Search code examples
pythonpython-collections

Why am I getting and adding behavior on a recursive method?


I am trying to generate XML with xmltodict. To do this I need to generate structures based on OrderedDict. I get the expected behavior the first time I execute my ".xml()" method but when I execute a second time I get the children elements added a second time.

from collections import OrderedDict
import xmltodict

class XMLObject(object):
    __ns__ = ''
    def __init__(self, parent=None, **kwargs):
        self.parent = None
        if parent:
            self.__ns__ = parent.__ns__
            self.parent = parent
        self._attrib = OrderedDict()
        self.children = []

    def __setitem__(self, key, value):
        self._attrib[key] = value

    def __getitem__(self, item):
        return self._attrib[item]

    @property
    def tagname(self):
        return (self.__ns__ + ':' + self.__tag__) if self.__ns__ else self.__tag__

    def object(self):
        store = OrderedDict()
        print id(store)
        tag = self.tagname
        print tag
        store[tag] = self._attrib
        print self.children
        for child in self.children:
            print "-" + child.tagname
            if not child.tagname in store[tag]:
                store[tag][child.tagname] = list()
            store[tag][child.tagname].append(child.object()[child.tagname])
        return store

    def xml(self, pretty=False, clean=False):
        xml = xmltodict.unparse(self.object())
        return xml


class A(XMLObject):
    __tag__ = 'A'

    def __init__(self, *args, **kwargs):
        super(A, self).__init__(*args, **kwargs)
        self.children = [B(parent=self)]


class B(XMLObject):
    __tag__ = 'B'

if __name__ == '__main__':
    obj = A()
    print obj.xml()
    print obj.xml()
    print obj.xml()

In the ipython console this are the results.

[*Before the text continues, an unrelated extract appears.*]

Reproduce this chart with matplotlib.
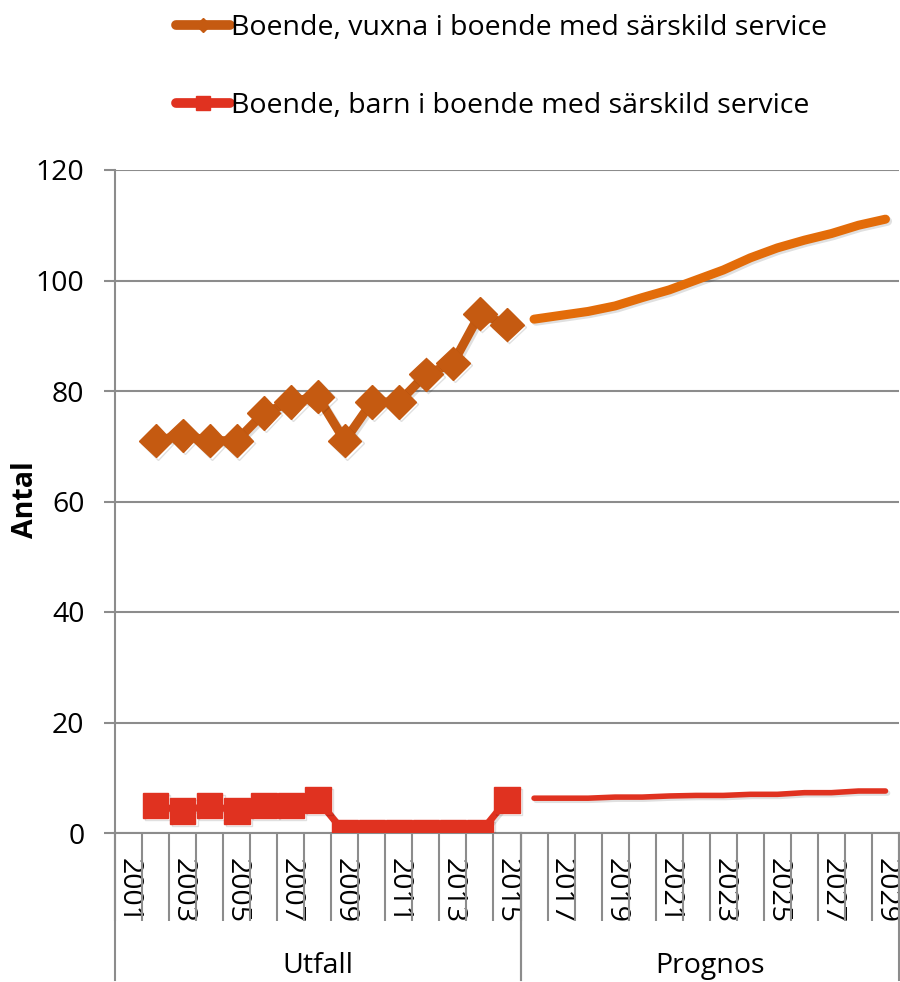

In [1]: from question import *

In [2]: obj = A()

In [3]: obj.xml()
35393280
A
[<question.B object at 0x7f3bc226f890>]
-B
35394720
B
[]
Out[3]: u'<?xml version="1.0" encoding="utf-8"?>\n<A><B></B></A>'

In [4]: obj.xml()
35487136
A
[<question.B object at 0x7f3bc226f890>]
-B
35487936
B
[]
Out[4]: u'<?xml version="1.0" encoding="utf-8"?>\n<A><B></B><B></B></A>'

In [5]: obj.xml()
35487136
A
[<question.B object at 0x7f3bc226f890>]
-B
35488896
B
[]
Out[5]: u'<?xml version="1.0" encoding="utf-8"?>\n<A><B></B><B></B><B></B></A>'

Solution

  • You are storing a reference to self._attrib in your OrderedDict():

    store[tag] = self._attrib
    

    This is not a copy; you are sharing the instance attribute with the store object here.

    So when you are later adding to the dictionary, you are altering the same object as what self._attrib is referring to:

    if not child.tagname in store[tag]:
        store[tag][child.tagname] = list()
    store[tag][child.tagname].append(child.object()[child.tagname])
    

    You don't reset this state; self._attribremains altered whenA.xml()` returns.

    You most likely wanted to use a copy of the self._attrib object there:

    store[tag] = self._attrib.copy()
    

    This produces a shallow copy; any references to mutable objects in self._attrib are just copied across. Use copy.deepcopy(). to create a recursive deep copy.